_Aim of the task_
Beginning with the first line, set down every line through the one containing "plt.rcParams['mathtext.fontset'] = 'dejavusans'", exactly as it appears, but not the pictures.

_Material_
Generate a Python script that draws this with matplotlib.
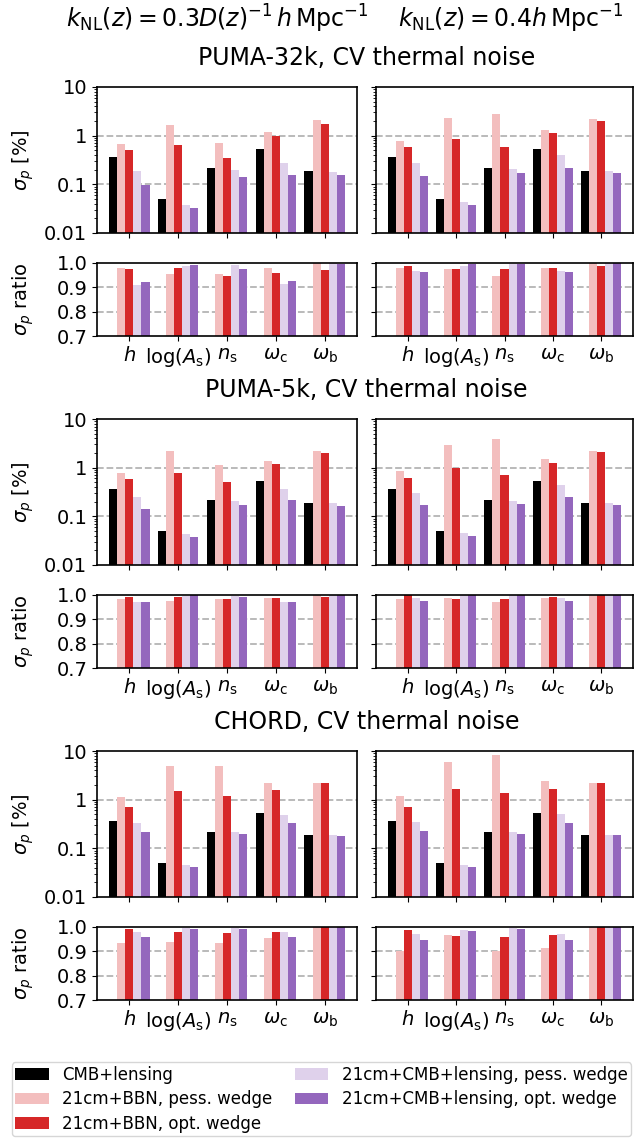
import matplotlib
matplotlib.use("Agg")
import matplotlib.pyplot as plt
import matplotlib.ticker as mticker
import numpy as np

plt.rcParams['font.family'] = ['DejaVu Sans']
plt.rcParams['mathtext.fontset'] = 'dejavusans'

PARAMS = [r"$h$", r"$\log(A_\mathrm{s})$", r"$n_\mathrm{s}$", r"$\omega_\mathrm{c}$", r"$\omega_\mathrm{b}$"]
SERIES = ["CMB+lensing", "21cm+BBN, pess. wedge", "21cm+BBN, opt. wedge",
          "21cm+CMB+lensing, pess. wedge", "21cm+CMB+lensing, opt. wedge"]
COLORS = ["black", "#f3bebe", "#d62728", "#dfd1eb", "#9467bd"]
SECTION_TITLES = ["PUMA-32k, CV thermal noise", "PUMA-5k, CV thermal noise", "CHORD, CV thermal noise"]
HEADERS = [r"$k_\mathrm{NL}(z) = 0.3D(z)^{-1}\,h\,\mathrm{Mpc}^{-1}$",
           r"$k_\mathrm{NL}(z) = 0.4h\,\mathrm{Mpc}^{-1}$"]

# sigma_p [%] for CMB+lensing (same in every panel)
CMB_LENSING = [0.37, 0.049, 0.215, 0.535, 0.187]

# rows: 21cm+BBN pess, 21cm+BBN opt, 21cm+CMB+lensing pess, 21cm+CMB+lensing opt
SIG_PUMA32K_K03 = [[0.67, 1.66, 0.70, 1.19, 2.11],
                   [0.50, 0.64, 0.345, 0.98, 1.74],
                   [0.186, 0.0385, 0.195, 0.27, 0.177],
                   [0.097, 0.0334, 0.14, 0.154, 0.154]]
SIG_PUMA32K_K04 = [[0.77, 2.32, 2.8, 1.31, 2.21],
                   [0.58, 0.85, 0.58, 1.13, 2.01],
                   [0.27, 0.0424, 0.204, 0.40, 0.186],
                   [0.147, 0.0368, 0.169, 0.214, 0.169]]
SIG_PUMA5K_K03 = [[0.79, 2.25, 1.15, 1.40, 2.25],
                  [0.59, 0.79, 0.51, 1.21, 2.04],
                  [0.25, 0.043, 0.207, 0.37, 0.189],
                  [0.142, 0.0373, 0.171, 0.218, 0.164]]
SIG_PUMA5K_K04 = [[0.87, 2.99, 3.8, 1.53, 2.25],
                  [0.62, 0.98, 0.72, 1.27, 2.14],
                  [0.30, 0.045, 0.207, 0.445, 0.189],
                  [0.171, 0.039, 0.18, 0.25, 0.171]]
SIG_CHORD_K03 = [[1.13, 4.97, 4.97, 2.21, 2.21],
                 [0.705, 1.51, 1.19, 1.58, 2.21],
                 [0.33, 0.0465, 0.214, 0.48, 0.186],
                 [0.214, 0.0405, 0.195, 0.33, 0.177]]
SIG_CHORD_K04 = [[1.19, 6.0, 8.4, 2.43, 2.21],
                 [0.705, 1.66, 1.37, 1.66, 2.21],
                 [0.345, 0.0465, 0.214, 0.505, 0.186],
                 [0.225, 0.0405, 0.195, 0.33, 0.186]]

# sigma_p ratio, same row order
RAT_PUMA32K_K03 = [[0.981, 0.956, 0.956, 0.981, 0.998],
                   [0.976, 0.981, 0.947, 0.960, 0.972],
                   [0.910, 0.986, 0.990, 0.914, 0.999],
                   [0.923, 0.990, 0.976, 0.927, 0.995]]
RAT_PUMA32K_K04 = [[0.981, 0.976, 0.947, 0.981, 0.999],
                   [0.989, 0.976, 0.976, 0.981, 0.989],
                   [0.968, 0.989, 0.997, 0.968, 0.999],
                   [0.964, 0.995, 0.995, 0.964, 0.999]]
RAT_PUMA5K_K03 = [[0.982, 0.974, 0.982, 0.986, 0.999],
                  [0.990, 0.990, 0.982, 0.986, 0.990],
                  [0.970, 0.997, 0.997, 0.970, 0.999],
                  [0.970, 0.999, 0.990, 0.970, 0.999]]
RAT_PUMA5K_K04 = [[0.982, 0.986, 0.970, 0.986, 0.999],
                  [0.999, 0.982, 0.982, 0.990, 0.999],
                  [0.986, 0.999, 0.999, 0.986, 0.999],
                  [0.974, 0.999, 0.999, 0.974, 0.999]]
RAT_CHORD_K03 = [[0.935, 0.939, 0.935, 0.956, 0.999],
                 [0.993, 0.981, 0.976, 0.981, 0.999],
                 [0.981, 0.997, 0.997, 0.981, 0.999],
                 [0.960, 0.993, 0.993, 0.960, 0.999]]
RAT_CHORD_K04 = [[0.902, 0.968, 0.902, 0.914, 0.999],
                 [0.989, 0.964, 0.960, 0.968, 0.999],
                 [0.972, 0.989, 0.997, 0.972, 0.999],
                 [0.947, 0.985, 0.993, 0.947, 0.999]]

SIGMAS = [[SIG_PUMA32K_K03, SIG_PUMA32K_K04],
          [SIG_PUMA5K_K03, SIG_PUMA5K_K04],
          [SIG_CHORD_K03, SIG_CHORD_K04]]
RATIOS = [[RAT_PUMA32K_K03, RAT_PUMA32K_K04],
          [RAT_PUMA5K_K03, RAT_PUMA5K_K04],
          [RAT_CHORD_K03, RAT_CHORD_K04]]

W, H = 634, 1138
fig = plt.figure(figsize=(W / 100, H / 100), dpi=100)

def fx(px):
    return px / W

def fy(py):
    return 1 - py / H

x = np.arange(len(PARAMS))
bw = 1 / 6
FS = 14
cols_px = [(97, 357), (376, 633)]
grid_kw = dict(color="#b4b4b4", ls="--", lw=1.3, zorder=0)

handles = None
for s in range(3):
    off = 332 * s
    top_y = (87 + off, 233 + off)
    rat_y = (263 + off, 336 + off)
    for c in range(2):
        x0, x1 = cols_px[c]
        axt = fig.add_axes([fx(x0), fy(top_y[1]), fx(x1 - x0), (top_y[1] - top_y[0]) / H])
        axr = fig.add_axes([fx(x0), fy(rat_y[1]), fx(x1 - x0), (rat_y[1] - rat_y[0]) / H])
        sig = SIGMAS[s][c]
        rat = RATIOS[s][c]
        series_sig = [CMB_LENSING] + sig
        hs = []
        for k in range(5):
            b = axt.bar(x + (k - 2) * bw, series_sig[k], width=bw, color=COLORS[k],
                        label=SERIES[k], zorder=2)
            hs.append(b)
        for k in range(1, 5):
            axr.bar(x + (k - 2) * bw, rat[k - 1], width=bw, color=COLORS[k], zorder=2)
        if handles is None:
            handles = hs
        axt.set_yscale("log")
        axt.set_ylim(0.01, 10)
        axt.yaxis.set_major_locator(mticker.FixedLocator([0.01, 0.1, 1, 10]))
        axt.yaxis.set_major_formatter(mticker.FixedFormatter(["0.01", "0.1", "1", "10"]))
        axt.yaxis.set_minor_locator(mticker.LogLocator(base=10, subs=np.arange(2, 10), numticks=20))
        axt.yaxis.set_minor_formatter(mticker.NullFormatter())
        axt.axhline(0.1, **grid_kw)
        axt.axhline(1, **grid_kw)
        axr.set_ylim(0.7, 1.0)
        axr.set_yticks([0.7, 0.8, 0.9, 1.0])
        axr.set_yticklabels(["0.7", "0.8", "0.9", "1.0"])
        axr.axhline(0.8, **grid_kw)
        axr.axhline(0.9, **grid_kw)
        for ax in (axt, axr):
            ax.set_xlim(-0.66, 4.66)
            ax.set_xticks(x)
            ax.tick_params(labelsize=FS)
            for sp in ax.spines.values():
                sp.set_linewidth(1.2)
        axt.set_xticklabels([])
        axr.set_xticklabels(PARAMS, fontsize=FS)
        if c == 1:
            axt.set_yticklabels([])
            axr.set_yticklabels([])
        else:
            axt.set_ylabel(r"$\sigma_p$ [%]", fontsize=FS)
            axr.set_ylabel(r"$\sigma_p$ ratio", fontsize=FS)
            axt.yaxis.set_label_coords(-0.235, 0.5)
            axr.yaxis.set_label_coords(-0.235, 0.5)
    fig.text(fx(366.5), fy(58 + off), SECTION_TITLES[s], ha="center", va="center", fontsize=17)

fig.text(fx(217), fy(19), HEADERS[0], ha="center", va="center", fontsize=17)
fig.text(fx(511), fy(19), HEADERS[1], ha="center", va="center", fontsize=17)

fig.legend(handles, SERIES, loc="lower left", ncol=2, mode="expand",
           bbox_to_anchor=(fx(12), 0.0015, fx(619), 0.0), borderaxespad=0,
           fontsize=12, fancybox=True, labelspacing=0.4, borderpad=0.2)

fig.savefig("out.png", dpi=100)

_Exercise response_
Generate a Python script that draws this with matplotlib.
import matplotlib
matplotlib.use("Agg")
import matplotlib.pyplot as plt
import matplotlib.ticker as mticker
import numpy as np

plt.rcParams['font.family'] = ['DejaVu Sans']
plt.rcParams['mathtext.fontset'] = 'dejavusans'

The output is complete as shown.